Ready Player One by Ernest Cline
My rating: 3 of 5 stars
An escapist romp set in the near future, Ready Player One is the story of Wade Watts, a teenaged boy obsessed with winning a treasure hunt that demands deep knowledge of 80s pop-culture and video games. The winner will inherit the vast wealth and thriving business empire of the man who created the hunt, James Halliday, a recently deceased computer genius born in 1972 and freakishly nostalgic about his childhood. Halliday’s empire includes OASIS, the virtual world where most of humanity spends most of its time. The value of the prize is so great that Innovative Online Industries, cold-hearted giant of the network-infrastructure industry, creates a department of expert contestants under contract to sign over their winnings should they be the first to find the coveted egg. The head of this special department, Nolan Sorrento, is the villain — caricature of the calculating, cutthroat executive — leading his army of corporate drones in a brutal, no-rules race to beat Wade and his friends to the egg.
I can see why this book has been so popular — very high word-of-mouth potential. The number of 80s nerd-culture references is staggering, and it’s hard not to want to mention this book to a nerd friend. But the story sometimes feels like a vehicle for movie, video-game, and anime references. For me, the thrill of nostalgia for Zork, Adventure, Monty Python and the Holy Grail, Star Blazers (a personal favorite), Joust, Devo, etc. wore off pretty quickly. The core story was fun, albeit predictable, but I found the pure escapist enjoyment a little lacking. To give me escape, a book has to transport me. I too often found myself distracted by the pop-culture references, thin character development, and obvious mechanisms of storytelling. I also didn’t come away feeling at all enlightened or inspired; the morals of the story — seek satisfaction in reality-prime, true beauty lies within, and we nerds should get outside more — all felt rather tacked on. I understand that this book wasn’t meant to change my life, but I love it when a light read turns out to give me a surprisingly inspiring little push. (Neverwhere comes to mind.)

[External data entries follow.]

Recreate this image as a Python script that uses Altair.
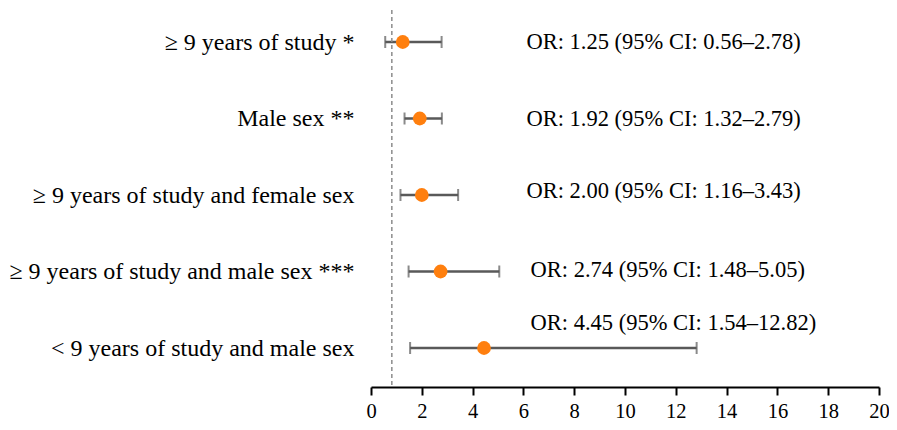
import altair as alt
import pandas as pd

labels = [
    "≥ 9 years of study *",
    "Male sex **",
    "≥ 9 years of study and female sex",
    "≥ 9 years of study and male sex ***",
    "< 9 years of study and male sex",
]
odds = [1.25, 1.92, 2.00, 2.74, 4.45]
ci_low = [0.56, 1.32, 1.16, 1.48, 1.54]
ci_high = [2.78, 2.79, 3.43, 5.05, 12.82]
ref_value = 0.82
x_ticks = list(range(0, 21, 2))

df = pd.DataFrame({"label": labels, "or": odds, "lo": ci_low, "hi": ci_high})
df["txt"] = [f"OR: {o:.2f} (95% CI: {l:.2f}–{h:.2f})" for o, l, h in zip(odds, ci_low, ci_high)]
df["row"] = range(len(labels))

FONT = "Liberation Serif"

xscale = alt.Scale(domain=[0, 20], nice=False, zero=True)
yscale = alt.Scale(type="point", domain=labels, range=[32, 338], padding=0)

xaxis = alt.Axis(values=x_ticks, grid=False, domainColor="black", domainWidth=2,
                 tickColor="black", tickWidth=2, tickSize=8, labelFont=FONT,
                 labelFontSize=20.5, labelColor="black", labelPadding=6,
                 labelFlush=False)
yaxis = alt.Axis(domain=False, ticks=False, labelFont=FONT, labelFontSize=24,
                 labelColor="black", labelPadding=17, labelLimit=0)

Y = alt.Y("label:N", scale=yscale, sort=labels, title=None, axis=yaxis)

base = alt.Chart(df)

ref = alt.Chart(pd.DataFrame({"v": [ref_value]})).mark_rule(
    color="#8c8c8c", strokeDash=[4, 3], strokeWidth=1.5
).encode(x=alt.X("v:Q", scale=xscale, axis=xaxis, title=None))

bars = base.mark_rule(color="#595959", strokeWidth=2.5).encode(
    x=alt.X("lo:Q", scale=xscale, axis=xaxis, title=None), x2="hi:Q", y=Y
)

cap_lo = base.mark_tick(color="#595959", thickness=2, size=12).encode(
    x=alt.X("lo:Q", scale=xscale), y=Y)
cap_hi = base.mark_tick(color="#595959", thickness=2, size=12).encode(
    x=alt.X("hi:Q", scale=xscale), y=Y)

dots = base.mark_circle(color="#ff7f0e", opacity=1, size=190).encode(
    x=alt.X("or:Q", scale=xscale), y=Y)

def txt(rows, x, dy):
    return base.transform_filter(
        alt.FieldOneOfPredicate(field="row", oneOf=rows)
    ).transform_calculate(tx=str(x)).mark_text(
        align="left", baseline="middle", font=FONT, fontSize=22.5, color="black", dy=dy
    ).encode(
        x=alt.X("tx:Q", scale=xscale),
        y=Y,
        text="txt:N",
    )

texts = [txt([0, 1], 6.12, 0), txt([2], 6.12, -4), txt([3], 6.28, -2), txt([4], 6.28, -25)]

chart = alt.layer(bars, ref, cap_lo, cap_hi, dots, *texts).properties(
    width=508, height=377,
    autosize=alt.AutoSizeParams(type="none"),
    padding={"left": 363, "top": 2, "right": 10, "bottom": 35},
).configure_view(stroke=None)

chart.save("out.html", embed_options={"renderer": "svg", "actions": False})
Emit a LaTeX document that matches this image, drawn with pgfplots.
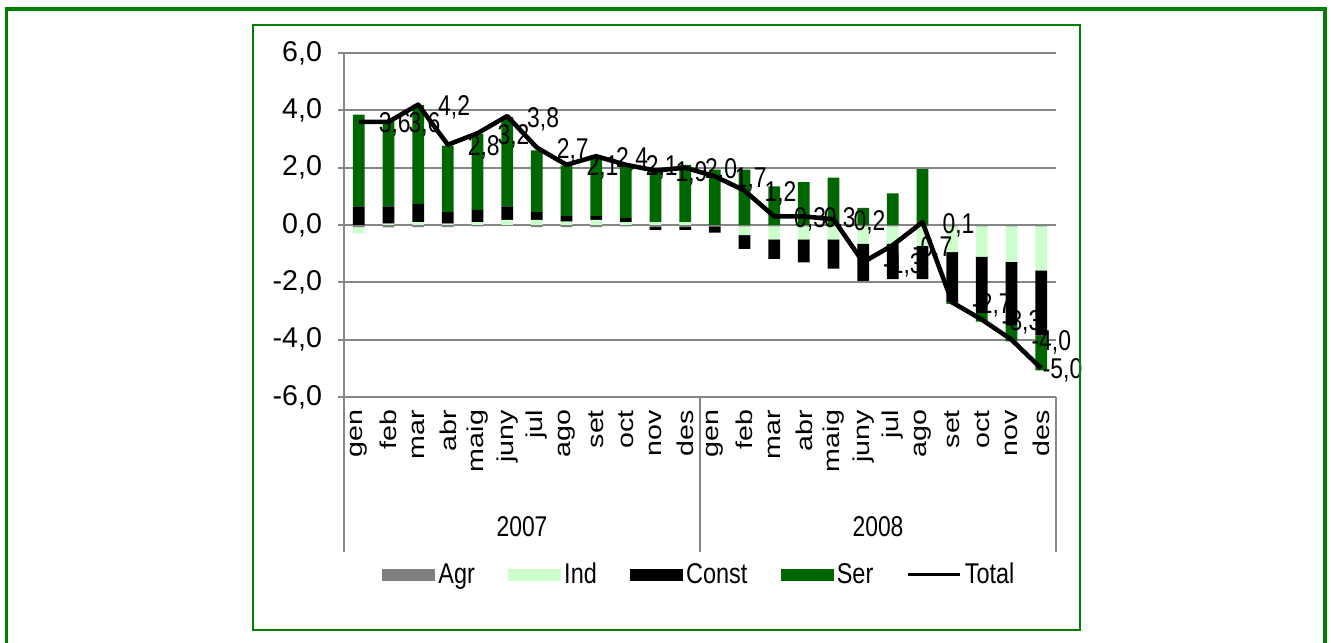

Ready Player One is a good example of the increasing overlap between sci-fi and fantasy. The use of v-worlds in sci-fi allows the writer to incorporate fantasy elements into a story that’s ultimately grounded in reality-prime. I did a fair amount of this in my own novel, Upload, but I always tried to keep it relevant to the speculative heart of science fiction. In Ready Player One, I didn’t find much to chew on in terms of ideas and questions about the future. It felt heavy on the fantasy, light on the sci-fi. Which is great — just don’t pick up Ready Player One expecting a lot of thought-provoking speculation on where we humans are headed. Think “Scott Pilgrim vs. the World”, not I, Robot.
Kirkus recommends Upload as similar to Ready Player One. I was downright ecstatic when I saw my book placed alongside such a popular title, and I do think someone who liked Ready Player One will probably enjoy Upload, but the two books are very different in feel. Ready Player One is fun and pretty fluffy, and felt to me like it was written for a teen audience — and for children-of-the-80s looking for a little nostalgia. Upload is a good deal more intense, more noir, more adult. In both, the hero had a difficult childhood and received much of their “parenting” in virtual reality. Both stories also have the hero on the run. But in Upload there’s a lot more internal struggle, meatier relationship issues, more focus on science, and serious questions about where technology is taking us.
For me, Ready Player One gets three stars. Would I recommend it? To a trivia hound or 80s pop-culture fanatic, yes. Otherwise, no, because I think there are lots of books equally as fun but with more artistry, more charm, richer characters, or a more compelling world.